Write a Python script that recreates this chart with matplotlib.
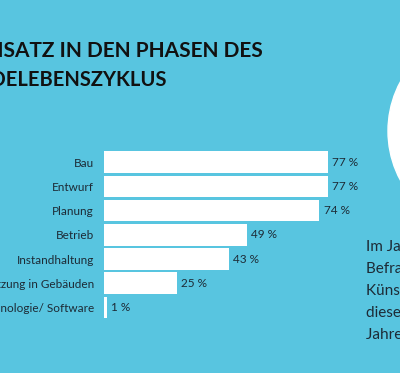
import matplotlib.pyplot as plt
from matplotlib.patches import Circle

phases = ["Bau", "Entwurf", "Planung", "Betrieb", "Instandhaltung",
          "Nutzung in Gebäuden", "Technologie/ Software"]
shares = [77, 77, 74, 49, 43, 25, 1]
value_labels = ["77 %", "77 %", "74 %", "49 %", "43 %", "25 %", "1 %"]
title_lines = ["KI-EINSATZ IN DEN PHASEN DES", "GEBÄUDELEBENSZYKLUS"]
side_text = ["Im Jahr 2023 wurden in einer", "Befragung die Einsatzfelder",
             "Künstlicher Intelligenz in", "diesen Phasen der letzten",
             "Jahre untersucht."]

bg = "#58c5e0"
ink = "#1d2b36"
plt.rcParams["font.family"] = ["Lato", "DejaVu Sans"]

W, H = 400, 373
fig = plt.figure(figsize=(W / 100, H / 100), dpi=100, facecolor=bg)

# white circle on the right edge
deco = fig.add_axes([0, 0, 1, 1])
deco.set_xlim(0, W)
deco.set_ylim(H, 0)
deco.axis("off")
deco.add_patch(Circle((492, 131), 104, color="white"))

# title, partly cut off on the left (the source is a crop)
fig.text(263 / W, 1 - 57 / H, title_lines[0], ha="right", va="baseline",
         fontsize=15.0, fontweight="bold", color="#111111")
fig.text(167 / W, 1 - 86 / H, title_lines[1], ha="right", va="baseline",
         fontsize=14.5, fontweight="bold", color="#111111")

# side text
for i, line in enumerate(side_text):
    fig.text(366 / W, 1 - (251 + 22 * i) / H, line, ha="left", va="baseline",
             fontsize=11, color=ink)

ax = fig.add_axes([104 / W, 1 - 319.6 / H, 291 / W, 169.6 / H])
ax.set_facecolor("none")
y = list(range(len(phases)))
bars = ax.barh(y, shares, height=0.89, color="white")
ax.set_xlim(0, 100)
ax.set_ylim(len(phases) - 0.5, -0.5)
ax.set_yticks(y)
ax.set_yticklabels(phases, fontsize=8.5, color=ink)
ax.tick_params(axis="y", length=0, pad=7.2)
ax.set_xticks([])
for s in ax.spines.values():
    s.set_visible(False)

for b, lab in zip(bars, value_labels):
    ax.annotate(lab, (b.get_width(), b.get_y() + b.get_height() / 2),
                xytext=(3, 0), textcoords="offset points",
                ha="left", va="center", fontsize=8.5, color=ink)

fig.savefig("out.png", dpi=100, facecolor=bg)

--

Do this >> Give again, exactly, the lines from the start of the data through the one holding "fontsize=11, color=ink)"; omit the pictures.

Exercise result >>
Write a Python script that recreates this chart with matplotlib.
import matplotlib.pyplot as plt
from matplotlib.patches import Circle

phases = ["Bau", "Entwurf", "Planung", "Betrieb", "Instandhaltung",
          "Nutzung in Gebäuden", "Technologie/ Software"]
shares = [77, 77, 74, 49, 43, 25, 1]
value_labels = ["77 %", "77 %", "74 %", "49 %", "43 %", "25 %", "1 %"]
title_lines = ["KI-EINSATZ IN DEN PHASEN DES", "GEBÄUDELEBENSZYKLUS"]
side_text = ["Im Jahr 2023 wurden in einer", "Befragung die Einsatzfelder",
             "Künstlicher Intelligenz in", "diesen Phasen der letzten",
             "Jahre untersucht."]

bg = "#58c5e0"
ink = "#1d2b36"
plt.rcParams["font.family"] = ["Lato", "DejaVu Sans"]

W, H = 400, 373
fig = plt.figure(figsize=(W / 100, H / 100), dpi=100, facecolor=bg)

# white circle on the right edge
deco = fig.add_axes([0, 0, 1, 1])
deco.set_xlim(0, W)
deco.set_ylim(H, 0)
deco.axis("off")
deco.add_patch(Circle((492, 131), 104, color="white"))

# title, partly cut off on the left (the source is a crop)
fig.text(263 / W, 1 - 57 / H, title_lines[0], ha="right", va="baseline",
         fontsize=15.0, fontweight="bold", color="#111111")
fig.text(167 / W, 1 - 86 / H, title_lines[1], ha="right", va="baseline",
         fontsize=14.5, fontweight="bold", color="#111111")

# side text
for i, line in enumerate(side_text):
    fig.text(366 / W, 1 - (251 + 22 * i) / H, line, ha="left", va="baseline",
             fontsize=11, color=ink)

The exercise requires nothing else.